EXTRACTED DATA.
>>>>>
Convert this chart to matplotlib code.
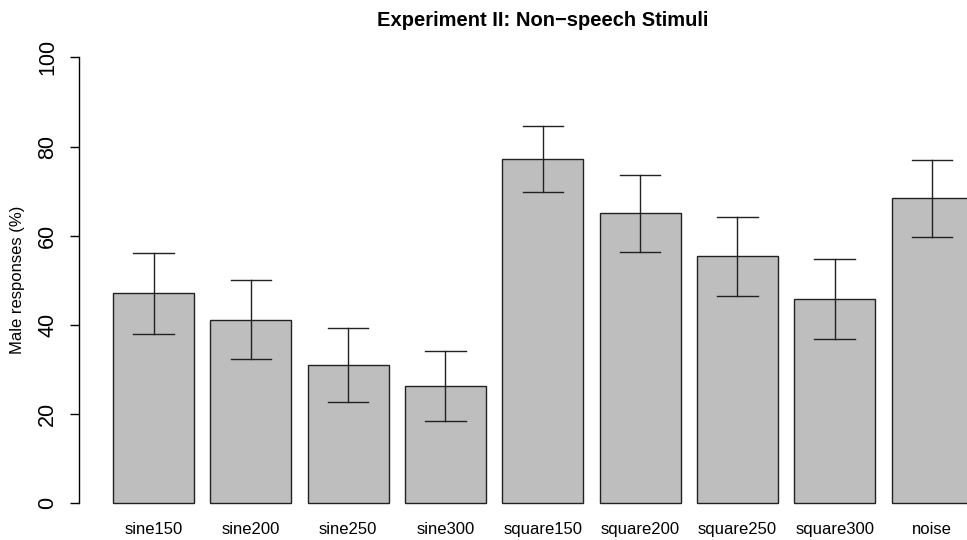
import numpy as np
import matplotlib
matplotlib.use('Agg')
import matplotlib.pyplot as plt

# ── Data ───────────────────────────────────────────────────────────────────
stimuli = ['sine150', 'sine200', 'sine250', 'sine300',
           'square150', 'square200', 'square250', 'square300', 'noise']
male_pct = [47.1, 41.2, 31.1, 26.4, 77.2, 65.2, 55.4, 45.7, 68.4]
ci_low   = [38.0, 32.3, 22.8, 18.4, 69.7, 56.4, 46.5, 36.8, 59.8]
ci_high  = [56.1, 50.0, 39.4, 34.2, 84.6, 73.6, 64.2, 54.7, 76.9]

plt.rcParams['font.family'] = ['Liberation Sans', 'DejaVu Sans']

W, H = 967, 540
fig = plt.figure(figsize=(W / 100, H / 100), dpi=100)

# plot region as in R barplot (extends past the right edge of the figure)
left_px, right_px = 78.6, 1007.0
top_px, bot_px = 39.5, 521.1
ax = fig.add_axes([left_px / W, 1 - bot_px / H,
                   (right_px - left_px) / W, (bot_px - top_px) / H])

n = len(stimuli)
x = 0.7 + 1.2 * np.arange(n)
ax.bar(x, male_pct, width=1.0, color='#BEBEBE', edgecolor='#222222',
       linewidth=1.0, zorder=2)

# error bars
cap = 0.25
for xi, lo, hi in zip(x, ci_low, ci_high):
    ax.plot([xi, xi], [lo, hi], color='#222222', lw=1.0, zorder=3)
    ax.plot([xi - cap, xi + cap], [lo, lo], color='#222222', lw=1.0, zorder=3)
    ax.plot([xi - cap, xi + cap], [hi, hi], color='#222222', lw=1.0, zorder=3)

ax.set_xlim(-0.224, 11.224)
ax.set_ylim(-4, 104)

for s in ['top', 'right', 'bottom']:
    ax.spines[s].set_visible(False)
ax.spines['left'].set_bounds(0, 100)
ax.spines['left'].set_linewidth(1.0)

ax.set_yticks([0, 20, 40, 60, 80, 100])
ax.set_yticklabels(['0', '20', '40', '60', '80', '100'],
                   rotation=90, va='center', fontsize=15.5)
ax.tick_params(axis='y', length=6.7, width=1.0, pad=8)

ax.set_xticks(x)
ax.set_xticklabels(stimuli, fontsize=12)
ax.tick_params(axis='x', length=0, pad=1)

fig.text(18 / W, 1 - 280 / H, 'Male responses (%)', rotation=90,
         ha='center', va='center', fontsize=12)
fig.text(543 / W, 1 - 20 / H, 'Experiment II: Non\u2212speech Stimuli',
         ha='center', va='center', fontsize=14.5, fontweight='bold')

fig.savefig('out.png', dpi=100)
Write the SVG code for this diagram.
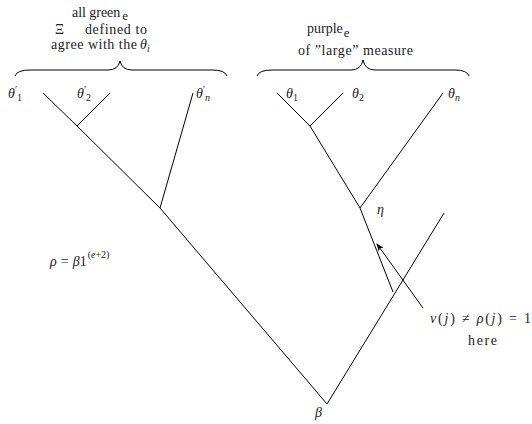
<<<<<
WORK REQUIRED. Any pictures should be dropped; transcribe the rest of the records above exactly.

REPLY.
Convert this chart to matplotlib code.
import numpy as np
import matplotlib
matplotlib.use('Agg')
import matplotlib.pyplot as plt

# ── Data ───────────────────────────────────────────────────────────────────
stimuli = ['sine150', 'sine200', 'sine250', 'sine300',
           'square150', 'square200', 'square250', 'square300', 'noise']
male_pct = [47.1, 41.2, 31.1, 26.4, 77.2, 65.2, 55.4, 45.7, 68.4]
ci_low   = [38.0, 32.3, 22.8, 18.4, 69.7, 56.4, 46.5, 36.8, 59.8]
ci_high  = [56.1, 50.0, 39.4, 34.2, 84.6, 73.6, 64.2, 54.7, 76.9]

plt.rcParams['font.family'] = ['Liberation Sans', 'DejaVu Sans']

W, H = 967, 540
fig = plt.figure(figsize=(W / 100, H / 100), dpi=100)

# plot region as in R barplot (extends past the right edge of the figure)
left_px, right_px = 78.6, 1007.0
top_px, bot_px = 39.5, 521.1
ax = fig.add_axes([left_px / W, 1 - bot_px / H,
                   (right_px - left_px) / W, (bot_px - top_px) / H])

n = len(stimuli)
x = 0.7 + 1.2 * np.arange(n)
ax.bar(x, male_pct, width=1.0, color='#BEBEBE', edgecolor='#222222',
       linewidth=1.0, zorder=2)

# error bars
cap = 0.25
for xi, lo, hi in zip(x, ci_low, ci_high):
    ax.plot([xi, xi], [lo, hi], color='#222222', lw=1.0, zorder=3)
    ax.plot([xi - cap, xi + cap], [lo, lo], color='#222222', lw=1.0, zorder=3)
    ax.plot([xi - cap, xi + cap], [hi, hi], color='#222222', lw=1.0, zorder=3)

ax.set_xlim(-0.224, 11.224)
ax.set_ylim(-4, 104)

for s in ['top', 'right', 'bottom']:
    ax.spines[s].set_visible(False)
ax.spines['left'].set_bounds(0, 100)
ax.spines['left'].set_linewidth(1.0)

ax.set_yticks([0, 20, 40, 60, 80, 100])
ax.set_yticklabels(['0', '20', '40', '60', '80', '100'],
                   rotation=90, va='center', fontsize=15.5)
ax.tick_params(axis='y', length=6.7, width=1.0, pad=8)

ax.set_xticks(x)
ax.set_xticklabels(stimuli, fontsize=12)
ax.tick_params(axis='x', length=0, pad=1)

fig.text(18 / W, 1 - 280 / H, 'Male responses (%)', rotation=90,
         ha='center', va='center', fontsize=12)
fig.text(543 / W, 1 - 20 / H, 'Experiment II: Non\u2212speech Stimuli',
         ha='center', va='center', fontsize=14.5, fontweight='bold')

fig.savefig('out.png', dpi=100)
Write the SVG code for this diagram.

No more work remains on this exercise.